PROBLEM TO WORK ON: Scan the material below for the string "React", and copy every line where it shows up.

DATASET EXTRACT:
********************

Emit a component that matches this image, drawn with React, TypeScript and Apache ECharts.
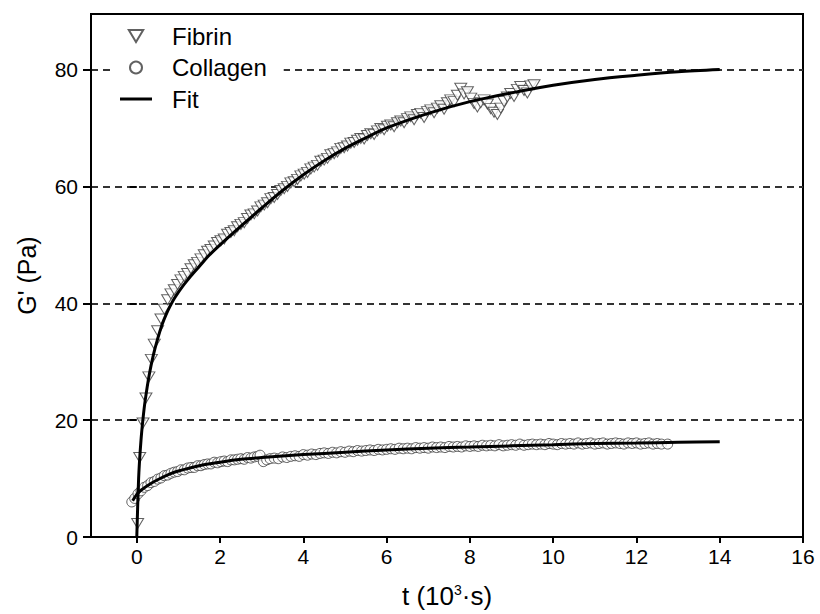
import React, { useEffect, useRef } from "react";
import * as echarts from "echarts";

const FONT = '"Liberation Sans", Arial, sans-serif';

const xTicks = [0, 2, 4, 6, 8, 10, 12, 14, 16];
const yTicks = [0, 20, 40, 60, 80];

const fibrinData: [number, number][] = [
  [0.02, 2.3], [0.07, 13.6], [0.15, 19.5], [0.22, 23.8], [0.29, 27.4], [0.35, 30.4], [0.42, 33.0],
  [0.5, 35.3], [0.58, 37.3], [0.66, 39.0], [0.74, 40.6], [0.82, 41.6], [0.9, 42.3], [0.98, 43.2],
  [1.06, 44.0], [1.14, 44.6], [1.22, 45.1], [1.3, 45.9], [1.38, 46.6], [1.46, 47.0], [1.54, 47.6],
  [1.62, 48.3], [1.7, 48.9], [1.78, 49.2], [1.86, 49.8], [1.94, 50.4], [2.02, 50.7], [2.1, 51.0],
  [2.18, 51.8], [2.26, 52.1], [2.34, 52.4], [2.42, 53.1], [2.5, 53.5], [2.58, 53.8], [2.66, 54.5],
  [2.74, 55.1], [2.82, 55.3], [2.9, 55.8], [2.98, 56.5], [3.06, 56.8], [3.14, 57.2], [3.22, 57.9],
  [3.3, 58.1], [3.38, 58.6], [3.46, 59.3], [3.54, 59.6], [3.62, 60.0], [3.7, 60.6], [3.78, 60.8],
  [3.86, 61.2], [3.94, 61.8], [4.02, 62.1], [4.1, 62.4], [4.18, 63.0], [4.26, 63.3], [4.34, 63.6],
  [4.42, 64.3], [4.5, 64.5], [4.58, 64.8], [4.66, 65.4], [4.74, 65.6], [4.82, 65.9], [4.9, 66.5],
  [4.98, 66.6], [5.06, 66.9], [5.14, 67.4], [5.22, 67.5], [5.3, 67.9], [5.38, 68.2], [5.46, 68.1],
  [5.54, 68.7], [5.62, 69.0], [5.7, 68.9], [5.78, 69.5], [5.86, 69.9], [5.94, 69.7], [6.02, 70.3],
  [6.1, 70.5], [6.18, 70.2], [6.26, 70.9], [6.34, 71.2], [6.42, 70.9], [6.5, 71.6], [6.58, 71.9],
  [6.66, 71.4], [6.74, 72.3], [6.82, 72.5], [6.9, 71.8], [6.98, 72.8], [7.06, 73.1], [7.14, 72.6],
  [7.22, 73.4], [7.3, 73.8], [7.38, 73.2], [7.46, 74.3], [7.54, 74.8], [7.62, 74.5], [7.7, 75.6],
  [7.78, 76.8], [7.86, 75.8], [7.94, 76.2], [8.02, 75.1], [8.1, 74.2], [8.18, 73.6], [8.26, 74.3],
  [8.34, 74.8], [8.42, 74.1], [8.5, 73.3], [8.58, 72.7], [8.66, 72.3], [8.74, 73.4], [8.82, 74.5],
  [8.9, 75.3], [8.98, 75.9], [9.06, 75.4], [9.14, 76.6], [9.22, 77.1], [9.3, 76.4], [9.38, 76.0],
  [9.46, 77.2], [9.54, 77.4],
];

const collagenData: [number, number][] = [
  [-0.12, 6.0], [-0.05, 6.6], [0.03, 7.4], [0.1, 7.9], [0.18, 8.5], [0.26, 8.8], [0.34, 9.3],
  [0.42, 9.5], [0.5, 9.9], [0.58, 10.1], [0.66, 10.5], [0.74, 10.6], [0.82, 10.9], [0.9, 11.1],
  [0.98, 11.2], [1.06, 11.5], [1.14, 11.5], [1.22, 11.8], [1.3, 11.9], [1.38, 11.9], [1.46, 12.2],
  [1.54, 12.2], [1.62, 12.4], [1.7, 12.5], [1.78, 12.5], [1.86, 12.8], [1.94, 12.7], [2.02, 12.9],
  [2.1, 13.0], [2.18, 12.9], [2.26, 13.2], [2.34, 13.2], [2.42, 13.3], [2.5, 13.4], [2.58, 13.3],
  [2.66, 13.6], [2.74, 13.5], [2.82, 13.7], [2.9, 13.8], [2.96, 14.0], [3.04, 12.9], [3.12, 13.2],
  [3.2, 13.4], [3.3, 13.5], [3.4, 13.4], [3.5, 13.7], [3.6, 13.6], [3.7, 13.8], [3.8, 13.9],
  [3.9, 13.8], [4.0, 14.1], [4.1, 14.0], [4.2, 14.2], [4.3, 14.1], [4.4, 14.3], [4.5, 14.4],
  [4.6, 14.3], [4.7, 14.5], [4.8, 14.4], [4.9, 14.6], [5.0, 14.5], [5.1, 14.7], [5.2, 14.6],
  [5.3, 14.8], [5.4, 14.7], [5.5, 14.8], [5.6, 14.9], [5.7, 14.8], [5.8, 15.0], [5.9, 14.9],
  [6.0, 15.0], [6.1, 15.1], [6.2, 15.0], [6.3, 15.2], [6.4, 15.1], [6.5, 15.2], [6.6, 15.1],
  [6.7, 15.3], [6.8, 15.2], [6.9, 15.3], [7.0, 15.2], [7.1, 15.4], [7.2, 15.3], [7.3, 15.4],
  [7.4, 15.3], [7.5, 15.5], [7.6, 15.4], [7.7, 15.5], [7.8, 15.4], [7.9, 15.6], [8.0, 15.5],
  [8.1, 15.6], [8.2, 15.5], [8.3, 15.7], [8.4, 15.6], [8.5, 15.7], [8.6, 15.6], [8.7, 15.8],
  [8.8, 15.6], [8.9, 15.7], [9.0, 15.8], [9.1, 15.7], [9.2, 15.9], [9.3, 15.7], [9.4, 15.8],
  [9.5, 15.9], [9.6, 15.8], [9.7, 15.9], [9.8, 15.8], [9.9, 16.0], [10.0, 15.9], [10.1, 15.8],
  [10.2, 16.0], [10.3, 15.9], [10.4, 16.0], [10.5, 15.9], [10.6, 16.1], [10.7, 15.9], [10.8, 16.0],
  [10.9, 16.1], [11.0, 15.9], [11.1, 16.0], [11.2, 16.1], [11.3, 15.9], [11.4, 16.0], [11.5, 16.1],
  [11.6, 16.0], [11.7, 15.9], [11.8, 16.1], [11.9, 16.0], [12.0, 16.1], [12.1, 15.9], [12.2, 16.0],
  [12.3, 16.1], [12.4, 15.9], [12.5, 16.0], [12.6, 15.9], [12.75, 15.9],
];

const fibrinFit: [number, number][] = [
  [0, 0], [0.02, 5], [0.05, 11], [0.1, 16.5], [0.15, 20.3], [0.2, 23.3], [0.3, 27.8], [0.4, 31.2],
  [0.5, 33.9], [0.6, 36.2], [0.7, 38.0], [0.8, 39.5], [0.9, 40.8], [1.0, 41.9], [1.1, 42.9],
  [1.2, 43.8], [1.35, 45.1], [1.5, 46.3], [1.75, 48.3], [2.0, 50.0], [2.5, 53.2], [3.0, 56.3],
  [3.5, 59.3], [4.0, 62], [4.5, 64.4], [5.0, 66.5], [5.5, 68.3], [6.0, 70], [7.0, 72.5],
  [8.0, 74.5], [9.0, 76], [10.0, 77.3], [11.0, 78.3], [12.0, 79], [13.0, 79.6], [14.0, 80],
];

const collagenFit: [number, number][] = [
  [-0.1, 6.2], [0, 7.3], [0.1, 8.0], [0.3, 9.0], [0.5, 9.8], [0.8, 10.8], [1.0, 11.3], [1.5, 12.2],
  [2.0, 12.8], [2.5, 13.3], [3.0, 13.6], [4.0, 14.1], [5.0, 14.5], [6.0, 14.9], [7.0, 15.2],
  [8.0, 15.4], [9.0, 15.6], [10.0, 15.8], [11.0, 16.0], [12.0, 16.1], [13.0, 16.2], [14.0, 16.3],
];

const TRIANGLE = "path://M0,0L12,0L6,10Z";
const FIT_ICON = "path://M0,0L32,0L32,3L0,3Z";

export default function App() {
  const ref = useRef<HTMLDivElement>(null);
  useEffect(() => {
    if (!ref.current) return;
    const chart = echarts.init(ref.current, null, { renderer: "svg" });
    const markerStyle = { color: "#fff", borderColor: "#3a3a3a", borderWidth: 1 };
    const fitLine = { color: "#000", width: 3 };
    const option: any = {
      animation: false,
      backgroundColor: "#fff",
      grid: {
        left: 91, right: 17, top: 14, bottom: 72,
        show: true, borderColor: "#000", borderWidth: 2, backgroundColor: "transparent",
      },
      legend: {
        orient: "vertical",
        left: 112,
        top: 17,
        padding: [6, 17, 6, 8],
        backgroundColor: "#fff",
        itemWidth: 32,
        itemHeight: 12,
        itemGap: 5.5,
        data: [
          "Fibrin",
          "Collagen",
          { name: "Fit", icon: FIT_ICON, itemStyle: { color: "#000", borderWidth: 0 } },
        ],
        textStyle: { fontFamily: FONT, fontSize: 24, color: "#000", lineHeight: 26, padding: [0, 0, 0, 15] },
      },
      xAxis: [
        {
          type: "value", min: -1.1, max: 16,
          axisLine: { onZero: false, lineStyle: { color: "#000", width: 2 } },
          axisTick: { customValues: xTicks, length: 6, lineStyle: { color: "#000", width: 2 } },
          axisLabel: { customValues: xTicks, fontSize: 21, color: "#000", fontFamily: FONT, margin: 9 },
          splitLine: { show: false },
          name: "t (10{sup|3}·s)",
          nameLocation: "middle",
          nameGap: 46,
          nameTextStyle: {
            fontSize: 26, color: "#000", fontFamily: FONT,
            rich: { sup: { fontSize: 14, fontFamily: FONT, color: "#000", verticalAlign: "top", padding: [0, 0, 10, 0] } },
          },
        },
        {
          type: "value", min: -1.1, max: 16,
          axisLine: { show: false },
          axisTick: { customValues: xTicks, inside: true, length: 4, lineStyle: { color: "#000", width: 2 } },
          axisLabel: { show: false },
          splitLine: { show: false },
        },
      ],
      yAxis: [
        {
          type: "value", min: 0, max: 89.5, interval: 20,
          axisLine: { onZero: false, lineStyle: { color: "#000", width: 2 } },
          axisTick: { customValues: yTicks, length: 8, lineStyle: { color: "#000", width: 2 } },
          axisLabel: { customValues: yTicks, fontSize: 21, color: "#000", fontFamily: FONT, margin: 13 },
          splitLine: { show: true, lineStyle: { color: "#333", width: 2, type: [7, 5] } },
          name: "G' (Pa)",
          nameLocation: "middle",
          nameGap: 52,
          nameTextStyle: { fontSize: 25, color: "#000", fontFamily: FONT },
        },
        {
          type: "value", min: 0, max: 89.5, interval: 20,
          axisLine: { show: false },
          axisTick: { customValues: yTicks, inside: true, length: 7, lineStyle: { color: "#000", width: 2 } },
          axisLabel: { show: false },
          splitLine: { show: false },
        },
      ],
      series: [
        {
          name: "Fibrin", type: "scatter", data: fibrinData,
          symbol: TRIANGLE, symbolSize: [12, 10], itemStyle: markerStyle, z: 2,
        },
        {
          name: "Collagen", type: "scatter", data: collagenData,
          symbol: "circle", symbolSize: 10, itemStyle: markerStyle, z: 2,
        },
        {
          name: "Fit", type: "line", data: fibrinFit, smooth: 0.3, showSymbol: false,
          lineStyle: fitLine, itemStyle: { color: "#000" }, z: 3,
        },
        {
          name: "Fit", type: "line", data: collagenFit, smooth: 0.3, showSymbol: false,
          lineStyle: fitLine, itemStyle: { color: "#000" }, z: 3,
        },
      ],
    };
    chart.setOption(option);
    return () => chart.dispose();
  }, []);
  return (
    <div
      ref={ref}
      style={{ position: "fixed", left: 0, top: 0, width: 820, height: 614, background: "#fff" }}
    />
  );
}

********************

RESPONSE:
Emit a component that matches this image, drawn with React, TypeScript and Apache ECharts.
import React, { useEffect, useRef } from "react";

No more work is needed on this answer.